Made famous by the Persian-influenced Mughal rulers, mojiris were then adopted by the richer classes of ancient Indian society including Hindu maharajahs, maharanis, zamindars and jagirdars (landowners). However, some historical accounts reveal that prior to the introduction of mojiris, most of India went barefoot! Mojiris are still worn in India, by everyone – from the boy next door to fashion bloggers and movie stars.
What you can wear your mojiris with?
Whilst mojiris are mostly worn with ethnic apparel such as saris, lehengas, salwar suits, kurta-pyjamas, dhotis and on festive occasions, it’s perfectly acceptable to mix it up a bit, sartorially speaking! Try wearing your boyfriend jeans with a plain red kurta and mojiris to college.
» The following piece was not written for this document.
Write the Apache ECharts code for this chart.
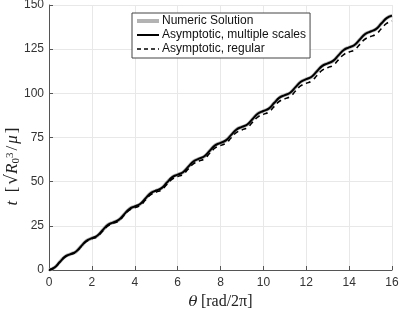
<!DOCTYPE html>
<html><head><meta charset="utf-8">
<script src="https://cdn.jsdelivr.net/npm/echarts@6/dist/echarts.min.js"></script>
<style>html,body{margin:0;padding:0;background:#fff}#c{width:399px;height:310px}</style>
</head><body><div id="c"></div>
<script>
// theta in units of rad/2pi, sampled every 0.25
var theta = [];
for (var i = 0; i <= 64; i++) theta.push(i / 4);

var multiScales = [0,1.35,4.5,7.55,9,10.35,13.5,16.55,18,19.35,22.5,25.55,27,28.35,31.5,34.55,
36,37.35,40.5,43.55,45,46.35,49.5,52.55,54,55.35,58.5,61.55,63,64.35,67.5,70.55,
72,73.35,76.5,79.55,81,82.35,85.5,88.55,90,91.35,94.5,97.55,99,100.35,103.5,106.55,
108,109.35,112.5,115.55,117,118.35,121.5,124.55,126,127.35,130.5,133.55,135,136.35,139.5,142.55,144];

var numeric = [0,1.3,4.5,7.6,9,10.3,13.5,16.6,18,19.3,22.5,25.6,27,28.3,31.5,34.6,
36,37.3,40.5,43.6,45,46.3,49.5,52.6,54,55.3,58.5,61.6,63,64.3,67.5,70.6,
72,73.3,76.5,79.6,81,82.3,85.5,88.6,90,91.3,94.5,97.6,99,100.3,103.5,106.6,
108,109.3,112.5,115.6,117,118.3,121.5,124.6,126,127.3,130.5,133.6,135,136.3,139.5,142.6,144];

var regular = [0,1.30,4.40,7.41,8.81,10.11,13.21,16.22,17.62,18.92,22.02,25.03,26.43,27.73,30.83,33.84,
35.24,36.54,39.64,42.65,44.05,45.35,48.45,51.46,52.86,54.16,57.26,60.27,61.67,62.97,66.07,69.08,
70.48,71.78,74.88,77.89,79.29,80.59,83.69,86.70,88.10,89.40,92.50,95.51,96.91,98.21,101.31,104.32,
105.72,107.02,110.12,113.13,114.53,115.83,118.93,121.94,123.34,124.64,127.74,130.75,132.15,133.45,136.55,139.56,140.96];

var names = ['Numeric Solution', 'Asymptotic, multiple scales', 'Asymptotic, regular'];

function pairs(ys) { return theta.map(function (x, i) { return [x, ys[i]]; }); }

var chart = echarts.init(document.getElementById('c'), null, {renderer: 'canvas'});
var axisCommon = {
  axisLine: {show: true, lineStyle: {color: '#555', width: 1}},
  axisTick: {show: true, inside: true, length: 4, lineStyle: {color: '#555'}},
  axisLabel: {color: '#333', fontSize: 12, fontFamily: 'Liberation Sans, Arial, sans-serif'},
  splitLine: {show: true, lineStyle: {color: '#e8e8e8', width: 1}}
};
var serif = 'Liberation Serif, DejaVu Serif, serif';
chart.setOption({
  animation: false,
  backgroundColor: '#fff',
  grid: {left: 49, right: 7, top: 5, bottom: 40, containLabel: false, outerBoundsMode: 'none'},
  xAxis: Object.assign({
    type: 'value', min: 0, max: 16, interval: 2,
    name: '{i|θ} {n|[rad/2π]}', nameLocation: 'middle', nameGap: 24, nameMoveOverlap: false,
    nameTextStyle: {rich: {
      i: {fontFamily: 'DejaVu Serif, serif', fontStyle: 'italic', fontSize: 15, color: '#222'},
      n: {fontFamily: serif, fontSize: 16, color: '#222'}
    }}
  }, axisCommon, {axisLabel: Object.assign({}, axisCommon.axisLabel, {margin: 7})}),
  yAxis: Object.assign({
    type: 'value', min: 0, max: 150, interval: 25,
    name: '{i|t} {n|[}{q|√}{r|R}{s|0}{p|3}{n|/}{m|μ}{n|]}', nameLocation: 'middle', nameGap: 36, nameMoveOverlap: false,
    nameTextStyle: {padding: [0, 56, 0, 0], verticalAlign: 'middle', rich: {
      i: {fontFamily: serif, fontStyle: 'italic', fontSize: 17, color: '#222', padding: [0, 3, 0, 0]},
      n: {fontFamily: serif, fontSize: 17, color: '#222', padding: [0, 2, 0, 2]},
      q: {fontFamily: 'DejaVu Sans, sans-serif', fontSize: 17, color: '#222'},
      r: {fontFamily: serif, fontStyle: 'italic', fontSize: 17, color: '#222'},
      s: {fontFamily: serif, fontSize: 11, color: '#222', verticalAlign: 'bottom', padding: [6, 0, 0, 0]},
      p: {fontFamily: serif, fontSize: 11, color: '#222', verticalAlign: 'top', padding: [0, 0, 6, 0]},
      m: {fontFamily: serif, fontStyle: 'italic', fontSize: 17, color: '#222'}
    }}
  }, axisCommon, {axisLabel: Object.assign({}, axisCommon.axisLabel, {margin: 5})}),
  legend: {
    orient: 'vertical', left: 132, top: 13,
    backgroundColor: '#fff', borderColor: '#444', borderWidth: 1,
    padding: [2, 4, 3, 3], itemGap: 2, itemWidth: 22, itemHeight: 13.5,
    itemStyle: {opacity: 0},
    textStyle: {fontSize: 12, color: '#111', fontFamily: 'Liberation Sans, Arial, sans-serif', padding: [0, 0, 0, -2]},
    data: [
      {name: names[0], lineStyle: {width: 4, color: '#b3b3b3'}},
      {name: names[1], lineStyle: {width: 2, color: '#000'}},
      {name: names[2], lineStyle: {width: 1.6, color: '#000', type: [4, 3]}}
    ]
  },
  series: [
    {name: names[0], type: 'line', data: pairs(numeric), smooth: true, symbol: 'none', showSymbol: false,
     lineStyle: {color: '#b3b3b3', width: 3.5}, itemStyle: {color: '#b3b3b3'}, z: 1},
    {name: names[2], type: 'line', data: pairs(regular), smooth: true, symbol: 'none', showSymbol: false,
     lineStyle: {color: '#000', width: 1.6, type: [5, 4]}, itemStyle: {color: '#000'}, z: 2},
    {name: names[1], type: 'line', data: pairs(multiScales), smooth: true, symbol: 'none', showSymbol: false,
     lineStyle: {color: '#000', width: 2}, itemStyle: {color: '#000'}, z: 3}
  ]
});
</script></body></html>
You could team a white dress with a mirrorwork vest and your favourite mojiris to channel your inner bohemian.
Where you can buy them
The best place to pick up a pair of mojiris is at your city’s local bazaar. If you prefer to shop online, then there is also a plethora of options available there. We recommend the designer options from Delhi-based label Needle Dust for women and kids. We also like the mojiris available on the Fab India website for the entire family as well as the fun Punjabi-style juttis from Juttigram.
Given how much bling there usually is on a pair of mojiris, it is wise to team solid colors and avoid prints so you don’t end up looking like a bewildered bride. Both mojiris and juttis can be a trifle narrow so if you have wider feet then it would be ideal if you had your fancy footwear custom-made by an expert artisan. And if ever you want to indulge in a pair for your fabulous feet, just remember that you are supporting an artisan and contributing to the arts with your purchase!